= Berger's isoembolic inequality =

Gives a lower bound on the volume of a Riemannian manifold

In mathematics, Berger's isoembolic inequality is a result in Riemannian geometry that gives a lower bound on the volume of a Riemannian manifold and also gives a necessary and sufficient condition for the manifold to be isometric to the m-dimensional sphere with its usual "round" metric. The theorem is named after the mathematician Marcel Berger, who derived it from an inequality proved by Jerry Kazdan.

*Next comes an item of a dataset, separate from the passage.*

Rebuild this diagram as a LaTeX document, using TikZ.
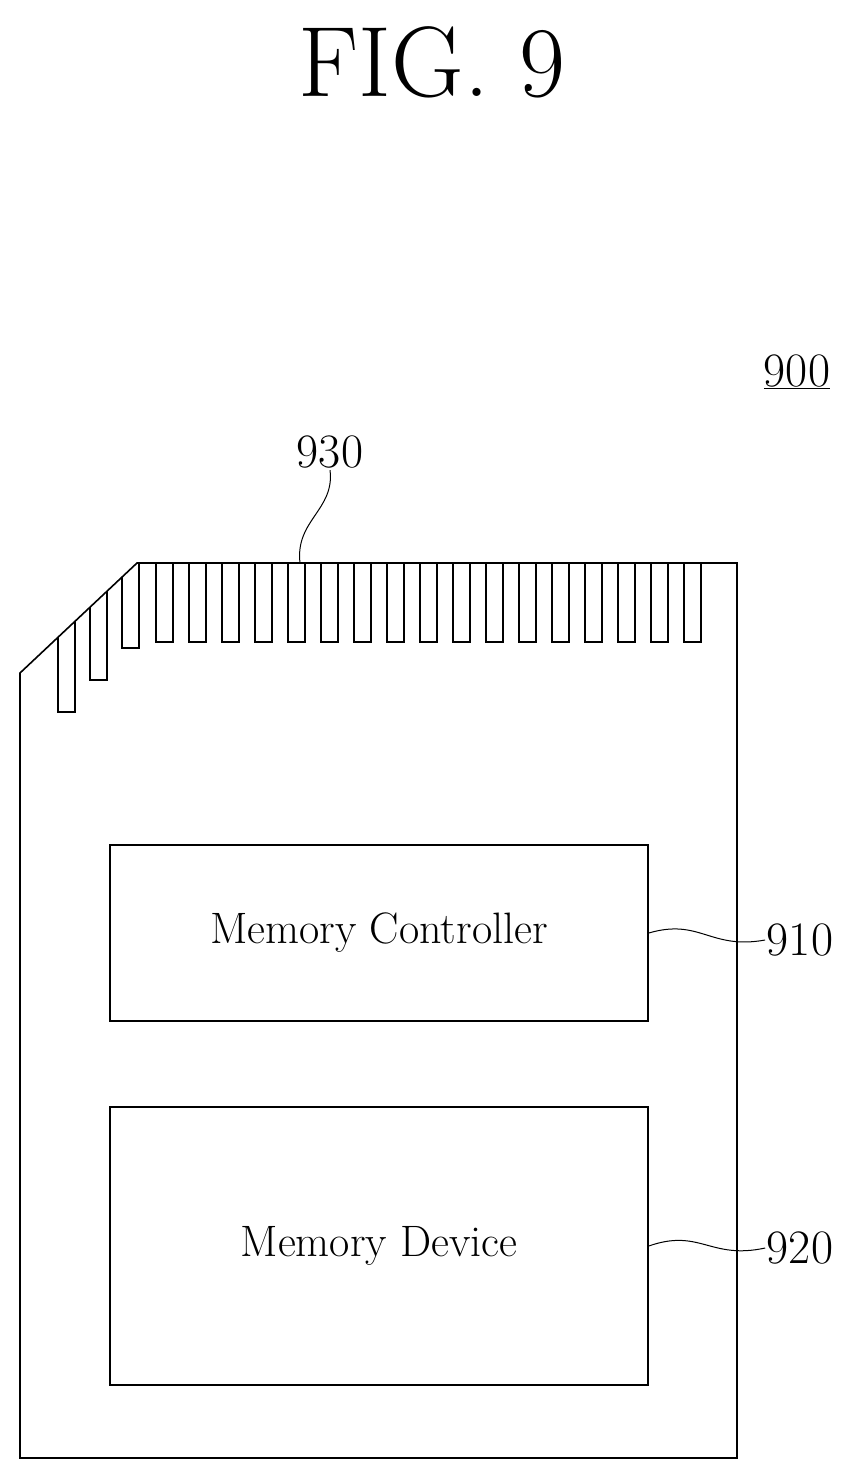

==Statement of the theorem==
Let (M, g) be a closed m-dimensional Riemannian manifold with injectivity radius inj(M). Let vol(M) denote the Riemannian volume of M and let c_{m} denote the volume of the standard m-dimensional sphere of radius one. Then

$\mathrm{vol} (M) \geq c_m \left(\!\frac{\mathrm{inj}(M)}{\pi}\!\right)^{\!\!m},$

with equality if and only if (M, g) is isometric to the m-sphere with its usual round metric. This result is known as Berger's isoembolic inequality. The proof relies upon an analytic inequality proved by Kazdan. The original work of Berger and Kazdan appears in the appendices of Arthur Besse's book "Manifolds all of whose geodesics are closed." At this stage, the isoembolic inequality appeared with a non-optimal constant. Sometimes Kazdan's inequality is called Berger–Kazdan inequality.